The start is approximately 5,500’ elevation. Follow the spur road upwards. After passing a shack & dilapidated radar dish (~6,500’?), at a certain point the road peters out & disappears. Go over a bulge. From here one can discern a trail. Follow this as far as possible until you lose it. Go through the forest (for reference, the slope through this section steepens toward the canon to the N, & mellows out to the S) until a steep, ugly, scree-covered headwall is encountered (~9,000’)-. Slog up this until it is surmounted (~10,000’). At this point the ridge is well defined. Follow it to the summit, traversing up & down over several humps en route (some class 3). The psychological crux starts at a notch in the ridgeline at approximately 11,200’. One drops a disheartening 150’ or so to get here. The N spur of the W ridge joins with the S one above this notch. Above this low-point looms an ugly, 1000’ tall scree slope that must be surmounted. It is as bad as it looks, & quite possibly worse on the descent (much ankle-twisting potential). When this is surmounted, the ridge solidifies somewhat, & there is actually some pleasant 3rd class on the way to the summit.
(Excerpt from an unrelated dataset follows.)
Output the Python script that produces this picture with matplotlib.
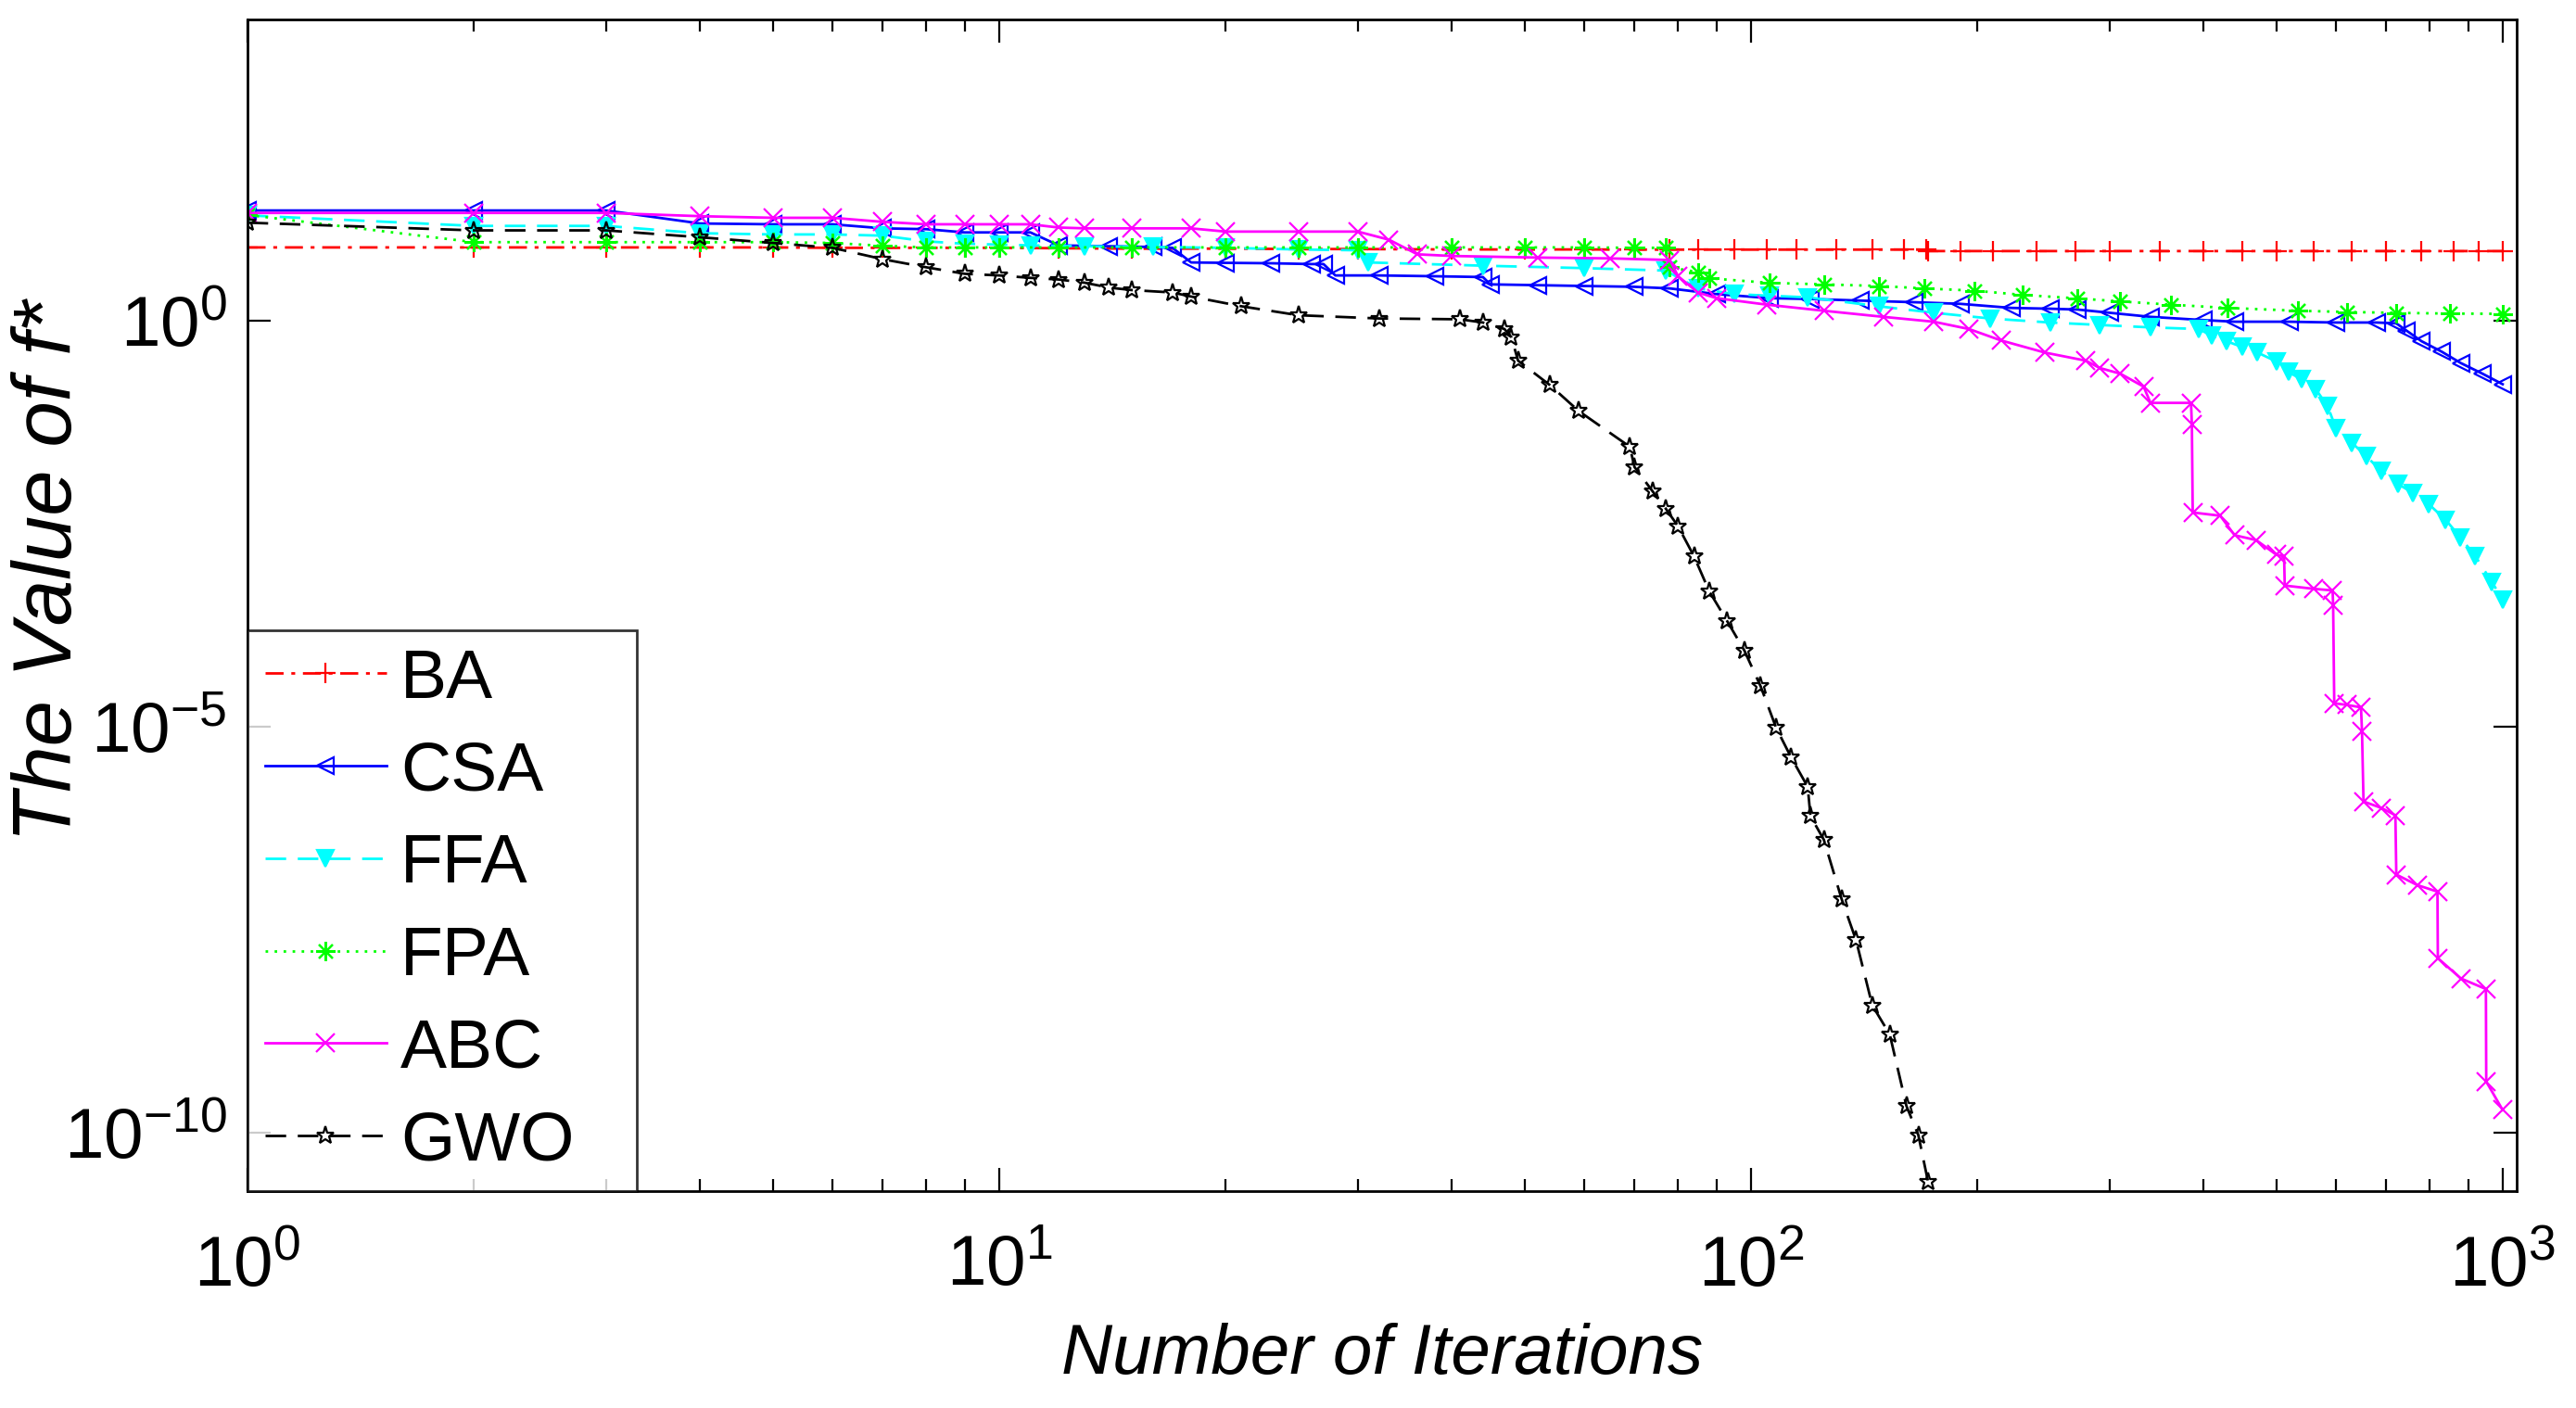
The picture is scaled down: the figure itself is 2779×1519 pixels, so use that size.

• Bring LOTS o’ water! 5 quarts/litres per individual should suffice for all but the hottest days of summer (unless there is snow, there will be virtually no water on the route either).

• Being acclimated prior to starting is a huge benefit on this route!

• Bring hiking poles (at least once snow-free; otherwise an ice axe probably a good idea)- any potential injury to a delicate ego from using them is insignificant compared with the benefit gained by lessening the damage to ones knees over the course of the ascent/descent, as well as the potential to save sprained ankles in the numerous horrible scree sections (esp. for those with weak ankles).

• Bring a headlamp- this is a LONG route!

• Look around (& behind- i.e. the way things will look during the descent) during the ascent! Much of this route is X-country, & knowing/remembering what to expect on the descent can save one a lot of time (esp. if it gets dark)! (this is a good procedure for any mountain, I’ve learned)

• Be prepared for both extremely hot & extremely cold temp’s- I’ve experienced both on this mountain!